Cumhurbaşkanlığı Sistemine geçildiği 16 Nisan referandumundan bu yana Meclis’in daha etkin görev yapması üzerine 10’larca yazı kaleme aldım. Bu sisteme göre Meclis’in yeniden yapılandırılması gerekiyor. Aksi halde Cumhurbaşkanlığı Sistemi Latin Amerika Başkanlık modelini aşamaz. Bugüne kadar Meclis Genel Kurulu çalışmalarındaki rakamsal düzeltmelerden başka yeni yapılanmaya gidilmedi. O nedenle Meclis ve milletvekillerinin algısı giderek zayıflıyor

Oysa Cumhurbaşkanlığı Sistemi’ne göre TBMM’nin ve milletvekillerinin yetkisi yürütmenin başı Başkan’dan daha güçlüdür. Sadece kanun çıkarmak için parmak kaldırmanın ötesinde, çıkacak kanunları belirleme ve kanun teklifi sunma gücüde milletvekillerinin tekeline verilmiştir.

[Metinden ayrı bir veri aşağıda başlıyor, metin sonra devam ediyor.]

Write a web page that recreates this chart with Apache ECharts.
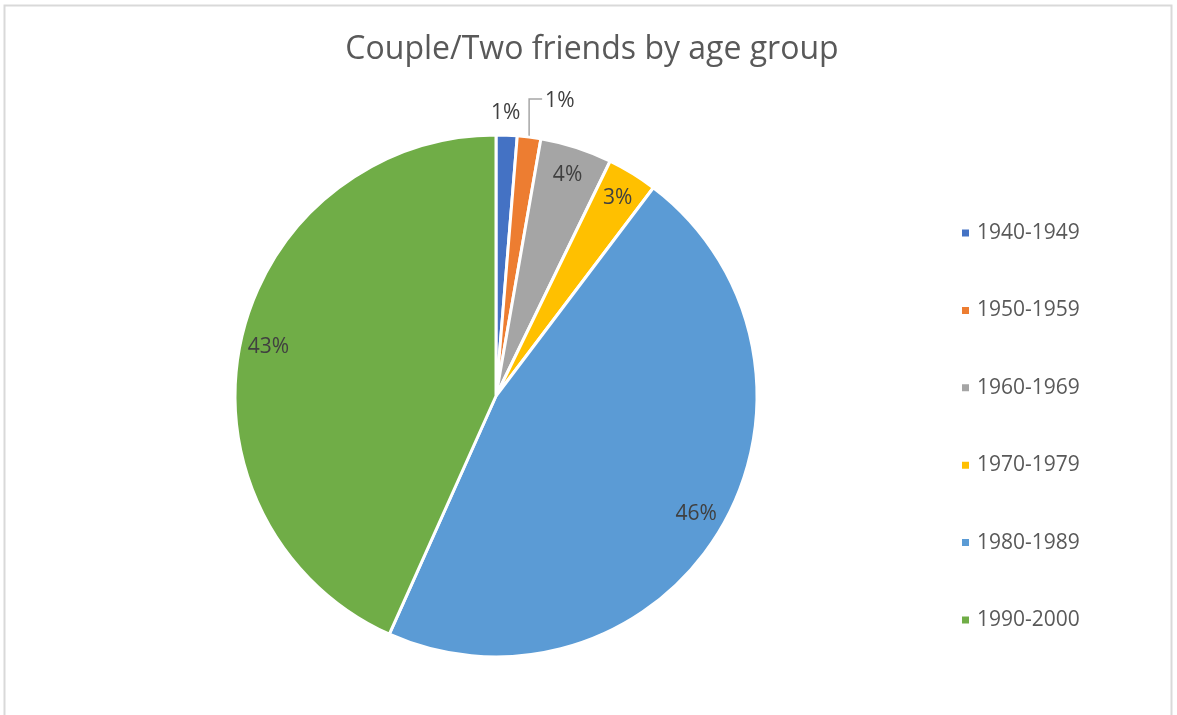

Yani bunun Türkçesi kamunun ve milletin sorunlarının çözümü konusunda her türlü kanun ve kararı belirleme ve çıkarma yetkisi milletvekillerinindir. Ülkenin dört bir yanında vatandaşın karşılaştığı, kamunun ihtiyaç duyduğu, devlet çarkının dönmesini sağlayacak sorunların çözümü, hizmetlerin verilmesi için çıkması gerekli kanun ve kararlar Meclis’in yetkisindedir. Bunun için 600 milletvekili vardır.

Bugüne kadar milletvekillerini ve Meclis’i eleştirdiğim hiç görünmemiştir. Geçen hafta içinde bir gece yarısı çıkarılan kanun ile milletvekilleri ilk defa sahada karşılaştıkları bir problemi kanunla çözmenin yoluna gittiler. Bu sahada karşılaşılan sorunlara çözüm bulma konusu açısından güzel gelişme. İnşallah milletvekilleri bunu başlangıç sayarak toplum içinde karşılaştıkları problemleri bu kanun gibi çözmeye başlarlar.

Fakat kamuoyunda ‘Çakar’ adıyla anılan trafik kuralı ihlal ayrıcalığı bir garabet. Ayrıcalıklar kanuna dökülemez. Gece yarısı baskını ile çıkan ‘Çakar’ kanunu toplumsal ayrıcalık doğurmaktadır. Vekile, bürokrata, vatandaşa ayrı uygulamalı kanun olur mu? ‘Sana serbest bana yasak’ mantığı. Zaten milletvekili aracının trafik ihlali dolayısıyla kesilen cezalar otomatik iptal ediliyor.

Cumhurbaşkanlığı Sisteminin getirdiği sorumluluk ve yetkileri için hareket edilmezken vekillerin bazı kurallardan kendilerini ayrıcalıklı hale getiren kanun çıkarması hukuki açıdan büyük handikaptır.

Gelin önce Cumhurbaşkanlığı Sistemi’nin Meclis ve milletvekillerine verdiği büyük yetki ve sorumlulukları için harekete geçin. TBMM’nin yeniden yapılandırılmasını inşa edin. Yoksa milletvekili itibarını zedeleme peşinde olan mihrakların ekmeğine yağ sürmüş olursunuz.